▶ [Work required]: Repeat everything from the first line of the listing below through the line that contains "(q5) at (142.5,1333.3)", exactly. Leave out pictures.

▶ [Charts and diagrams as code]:
* BEGIN *

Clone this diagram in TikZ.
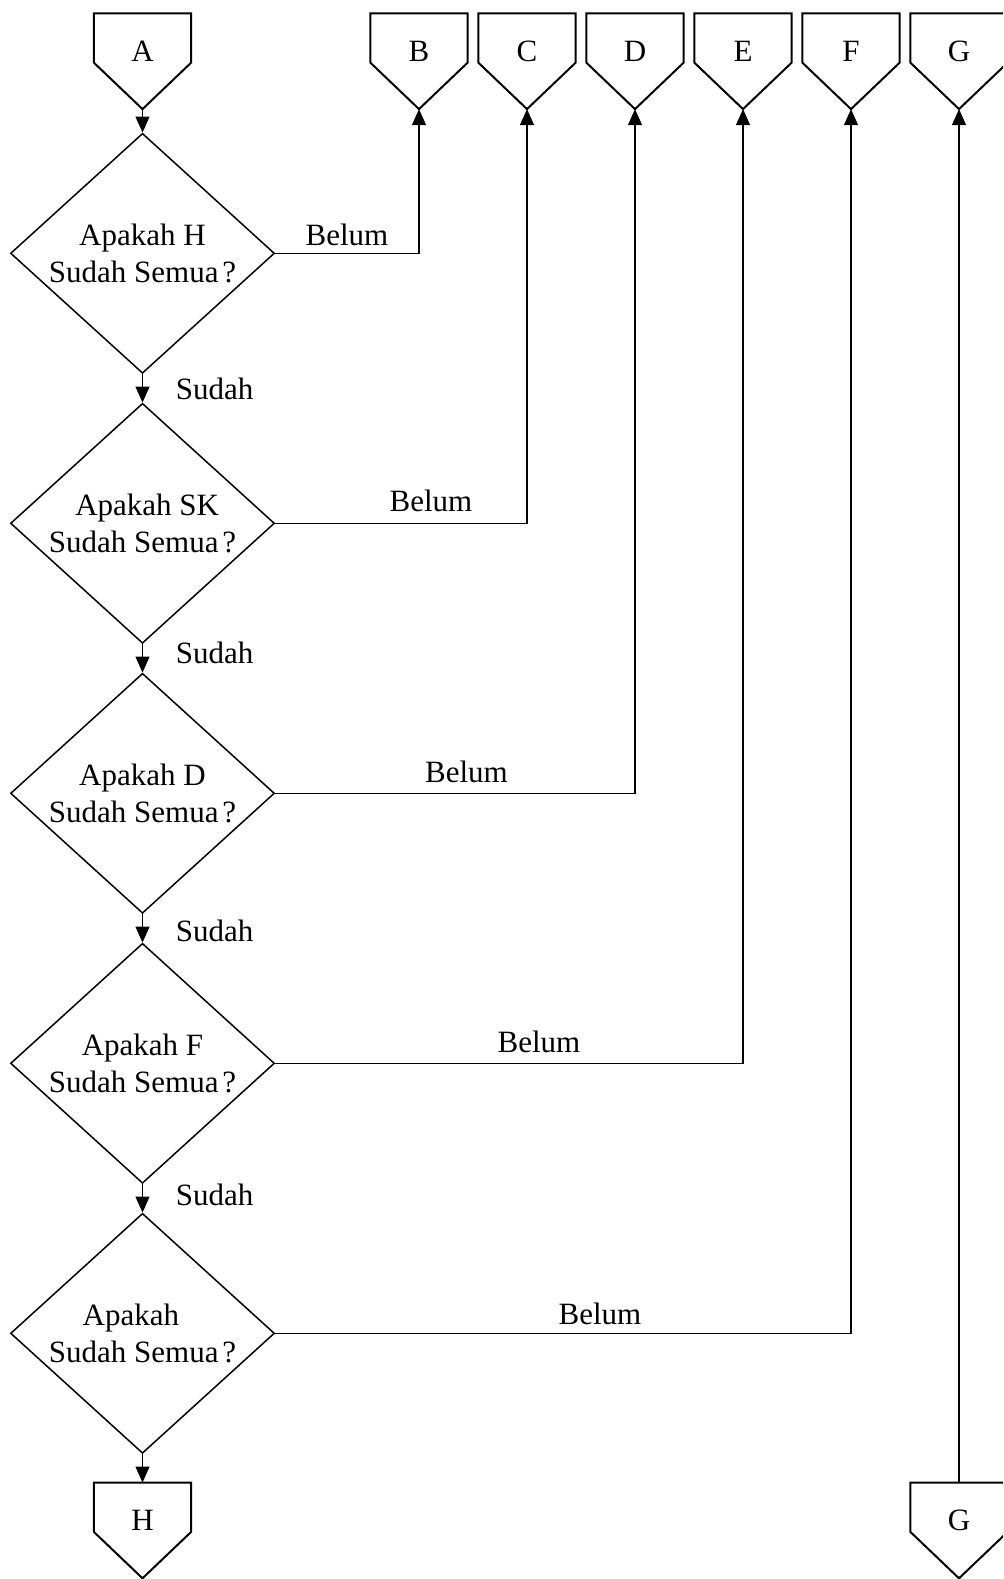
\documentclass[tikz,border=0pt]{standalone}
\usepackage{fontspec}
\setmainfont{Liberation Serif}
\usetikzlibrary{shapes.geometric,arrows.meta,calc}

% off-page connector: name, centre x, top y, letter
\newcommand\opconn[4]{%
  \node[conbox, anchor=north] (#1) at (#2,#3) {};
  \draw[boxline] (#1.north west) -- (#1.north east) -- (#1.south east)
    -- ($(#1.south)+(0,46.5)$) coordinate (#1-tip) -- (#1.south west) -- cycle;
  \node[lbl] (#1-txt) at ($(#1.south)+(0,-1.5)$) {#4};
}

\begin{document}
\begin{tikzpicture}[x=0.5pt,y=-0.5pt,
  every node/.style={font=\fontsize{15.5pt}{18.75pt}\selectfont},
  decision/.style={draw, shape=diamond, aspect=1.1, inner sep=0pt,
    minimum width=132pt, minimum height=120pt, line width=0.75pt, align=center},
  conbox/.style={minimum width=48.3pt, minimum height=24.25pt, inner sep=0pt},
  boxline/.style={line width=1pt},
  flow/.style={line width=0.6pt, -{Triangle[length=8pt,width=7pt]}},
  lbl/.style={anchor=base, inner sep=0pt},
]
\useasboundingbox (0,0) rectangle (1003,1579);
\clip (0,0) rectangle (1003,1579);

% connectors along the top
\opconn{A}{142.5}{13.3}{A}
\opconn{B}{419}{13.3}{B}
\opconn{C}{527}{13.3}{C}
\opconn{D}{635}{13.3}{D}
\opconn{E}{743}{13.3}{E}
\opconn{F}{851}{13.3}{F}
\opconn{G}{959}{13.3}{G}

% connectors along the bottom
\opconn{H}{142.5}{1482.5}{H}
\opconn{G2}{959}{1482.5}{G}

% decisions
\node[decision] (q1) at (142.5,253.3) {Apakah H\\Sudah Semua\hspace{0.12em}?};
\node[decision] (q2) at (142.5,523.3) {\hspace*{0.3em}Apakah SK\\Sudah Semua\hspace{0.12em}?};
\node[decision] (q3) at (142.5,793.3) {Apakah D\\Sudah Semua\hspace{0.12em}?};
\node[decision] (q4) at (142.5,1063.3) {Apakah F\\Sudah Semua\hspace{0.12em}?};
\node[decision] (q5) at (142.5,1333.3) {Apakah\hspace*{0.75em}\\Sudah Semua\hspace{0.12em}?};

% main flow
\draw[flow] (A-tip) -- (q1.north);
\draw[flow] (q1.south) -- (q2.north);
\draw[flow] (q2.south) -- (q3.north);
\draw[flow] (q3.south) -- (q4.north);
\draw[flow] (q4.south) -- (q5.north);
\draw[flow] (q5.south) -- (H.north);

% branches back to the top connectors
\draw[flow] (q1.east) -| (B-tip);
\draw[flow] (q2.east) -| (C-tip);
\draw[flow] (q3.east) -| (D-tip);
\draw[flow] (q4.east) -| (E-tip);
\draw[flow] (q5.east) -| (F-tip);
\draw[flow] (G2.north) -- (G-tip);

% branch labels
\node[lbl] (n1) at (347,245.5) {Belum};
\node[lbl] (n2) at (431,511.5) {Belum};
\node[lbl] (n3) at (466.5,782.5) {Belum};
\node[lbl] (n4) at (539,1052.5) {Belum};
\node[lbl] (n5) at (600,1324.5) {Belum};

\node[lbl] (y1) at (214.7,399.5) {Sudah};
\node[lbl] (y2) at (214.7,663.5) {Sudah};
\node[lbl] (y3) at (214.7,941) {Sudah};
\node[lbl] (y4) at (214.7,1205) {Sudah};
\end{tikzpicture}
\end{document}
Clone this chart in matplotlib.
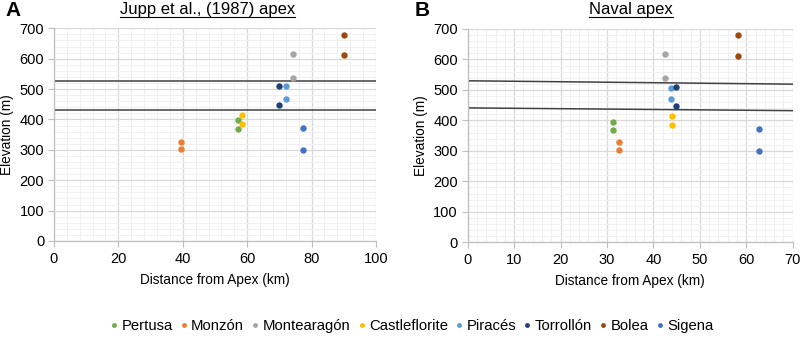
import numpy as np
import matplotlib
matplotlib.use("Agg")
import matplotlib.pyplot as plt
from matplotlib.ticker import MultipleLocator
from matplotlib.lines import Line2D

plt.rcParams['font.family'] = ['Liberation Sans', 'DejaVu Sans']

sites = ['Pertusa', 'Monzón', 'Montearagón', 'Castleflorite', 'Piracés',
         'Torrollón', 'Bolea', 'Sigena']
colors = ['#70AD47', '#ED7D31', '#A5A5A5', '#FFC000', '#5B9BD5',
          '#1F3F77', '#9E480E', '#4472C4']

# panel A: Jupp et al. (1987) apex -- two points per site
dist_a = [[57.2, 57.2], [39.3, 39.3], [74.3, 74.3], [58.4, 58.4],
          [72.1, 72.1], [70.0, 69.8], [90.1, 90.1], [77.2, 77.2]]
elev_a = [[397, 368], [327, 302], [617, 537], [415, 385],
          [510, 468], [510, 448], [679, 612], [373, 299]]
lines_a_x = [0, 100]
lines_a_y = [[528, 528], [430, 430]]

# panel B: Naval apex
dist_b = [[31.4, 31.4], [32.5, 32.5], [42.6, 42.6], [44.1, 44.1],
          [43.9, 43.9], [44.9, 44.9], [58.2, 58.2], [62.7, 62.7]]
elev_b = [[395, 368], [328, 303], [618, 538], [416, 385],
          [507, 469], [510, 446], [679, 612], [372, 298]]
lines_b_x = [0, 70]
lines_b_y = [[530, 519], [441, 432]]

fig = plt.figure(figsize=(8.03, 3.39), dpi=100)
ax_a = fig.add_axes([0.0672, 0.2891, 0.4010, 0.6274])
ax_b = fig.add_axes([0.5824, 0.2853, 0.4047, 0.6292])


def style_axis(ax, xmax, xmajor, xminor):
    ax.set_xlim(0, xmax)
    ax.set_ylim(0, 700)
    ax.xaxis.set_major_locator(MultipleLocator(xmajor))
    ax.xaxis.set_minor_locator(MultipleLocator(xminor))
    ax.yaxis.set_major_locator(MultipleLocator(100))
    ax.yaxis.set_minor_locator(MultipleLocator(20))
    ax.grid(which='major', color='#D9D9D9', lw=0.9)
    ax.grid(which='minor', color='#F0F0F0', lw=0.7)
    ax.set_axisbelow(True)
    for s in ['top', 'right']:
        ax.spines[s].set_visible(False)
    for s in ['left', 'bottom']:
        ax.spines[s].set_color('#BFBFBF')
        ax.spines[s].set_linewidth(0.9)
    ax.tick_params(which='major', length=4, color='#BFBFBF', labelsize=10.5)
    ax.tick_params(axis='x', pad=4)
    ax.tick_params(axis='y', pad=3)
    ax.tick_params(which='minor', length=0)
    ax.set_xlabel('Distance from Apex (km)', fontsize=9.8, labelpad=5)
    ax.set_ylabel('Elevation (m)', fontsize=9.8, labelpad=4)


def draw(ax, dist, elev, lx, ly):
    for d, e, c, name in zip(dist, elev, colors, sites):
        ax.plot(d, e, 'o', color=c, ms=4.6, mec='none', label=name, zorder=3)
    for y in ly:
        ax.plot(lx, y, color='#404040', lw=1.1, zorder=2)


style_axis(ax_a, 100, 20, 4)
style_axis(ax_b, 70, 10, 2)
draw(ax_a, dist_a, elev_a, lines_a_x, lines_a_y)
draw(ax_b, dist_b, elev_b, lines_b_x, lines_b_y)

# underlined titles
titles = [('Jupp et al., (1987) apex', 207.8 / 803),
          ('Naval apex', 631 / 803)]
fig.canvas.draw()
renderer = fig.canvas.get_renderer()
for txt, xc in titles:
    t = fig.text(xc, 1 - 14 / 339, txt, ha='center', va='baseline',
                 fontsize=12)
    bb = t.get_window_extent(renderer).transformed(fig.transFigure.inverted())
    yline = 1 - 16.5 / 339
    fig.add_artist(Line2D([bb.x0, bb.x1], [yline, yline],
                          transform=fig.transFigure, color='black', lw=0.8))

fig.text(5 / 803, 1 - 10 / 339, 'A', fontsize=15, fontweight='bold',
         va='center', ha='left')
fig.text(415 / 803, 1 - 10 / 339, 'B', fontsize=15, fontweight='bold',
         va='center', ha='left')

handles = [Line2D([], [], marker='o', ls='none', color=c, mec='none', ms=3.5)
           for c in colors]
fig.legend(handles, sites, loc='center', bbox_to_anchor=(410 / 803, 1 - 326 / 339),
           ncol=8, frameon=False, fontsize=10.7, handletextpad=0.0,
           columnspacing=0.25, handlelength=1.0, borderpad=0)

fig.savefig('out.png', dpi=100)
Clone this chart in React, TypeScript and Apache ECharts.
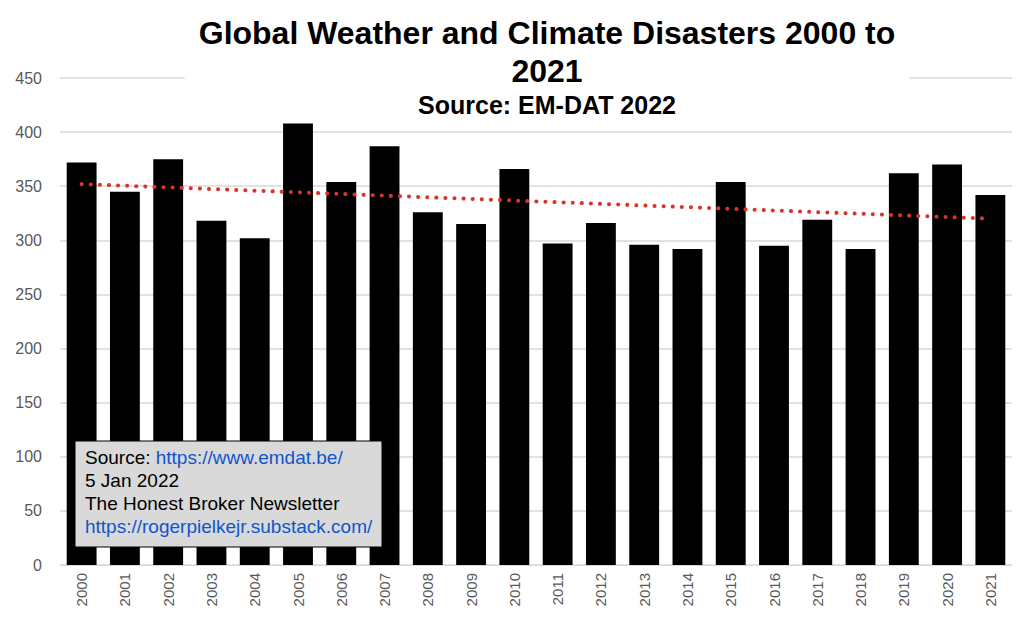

* END *

▶ [Correct response]:
Clone this diagram in TikZ.
\documentclass[tikz,border=0pt]{standalone}
\usepackage{fontspec}
\setmainfont{Liberation Serif}
\usetikzlibrary{shapes.geometric,arrows.meta,calc}

% off-page connector: name, centre x, top y, letter
\newcommand\opconn[4]{%
  \node[conbox, anchor=north] (#1) at (#2,#3) {};
  \draw[boxline] (#1.north west) -- (#1.north east) -- (#1.south east)
    -- ($(#1.south)+(0,46.5)$) coordinate (#1-tip) -- (#1.south west) -- cycle;
  \node[lbl] (#1-txt) at ($(#1.south)+(0,-1.5)$) {#4};
}

\begin{document}
\begin{tikzpicture}[x=0.5pt,y=-0.5pt,
  every node/.style={font=\fontsize{15.5pt}{18.75pt}\selectfont},
  decision/.style={draw, shape=diamond, aspect=1.1, inner sep=0pt,
    minimum width=132pt, minimum height=120pt, line width=0.75pt, align=center},
  conbox/.style={minimum width=48.3pt, minimum height=24.25pt, inner sep=0pt},
  boxline/.style={line width=1pt},
  flow/.style={line width=0.6pt, -{Triangle[length=8pt,width=7pt]}},
  lbl/.style={anchor=base, inner sep=0pt},
]
\useasboundingbox (0,0) rectangle (1003,1579);
\clip (0,0) rectangle (1003,1579);

% connectors along the top
\opconn{A}{142.5}{13.3}{A}
\opconn{B}{419}{13.3}{B}
\opconn{C}{527}{13.3}{C}
\opconn{D}{635}{13.3}{D}
\opconn{E}{743}{13.3}{E}
\opconn{F}{851}{13.3}{F}
\opconn{G}{959}{13.3}{G}

% connectors along the bottom
\opconn{H}{142.5}{1482.5}{H}
\opconn{G2}{959}{1482.5}{G}

% decisions
\node[decision] (q1) at (142.5,253.3) {Apakah H\\Sudah Semua\hspace{0.12em}?};
\node[decision] (q2) at (142.5,523.3) {\hspace*{0.3em}Apakah SK\\Sudah Semua\hspace{0.12em}?};
\node[decision] (q3) at (142.5,793.3) {Apakah D\\Sudah Semua\hspace{0.12em}?};
\node[decision] (q4) at (142.5,1063.3) {Apakah F\\Sudah Semua\hspace{0.12em}?};
\node[decision] (q5) at (142.5,1333.3) {Apakah\hspace*{0.75em}\\Sudah Semua\hspace{0.12em}?};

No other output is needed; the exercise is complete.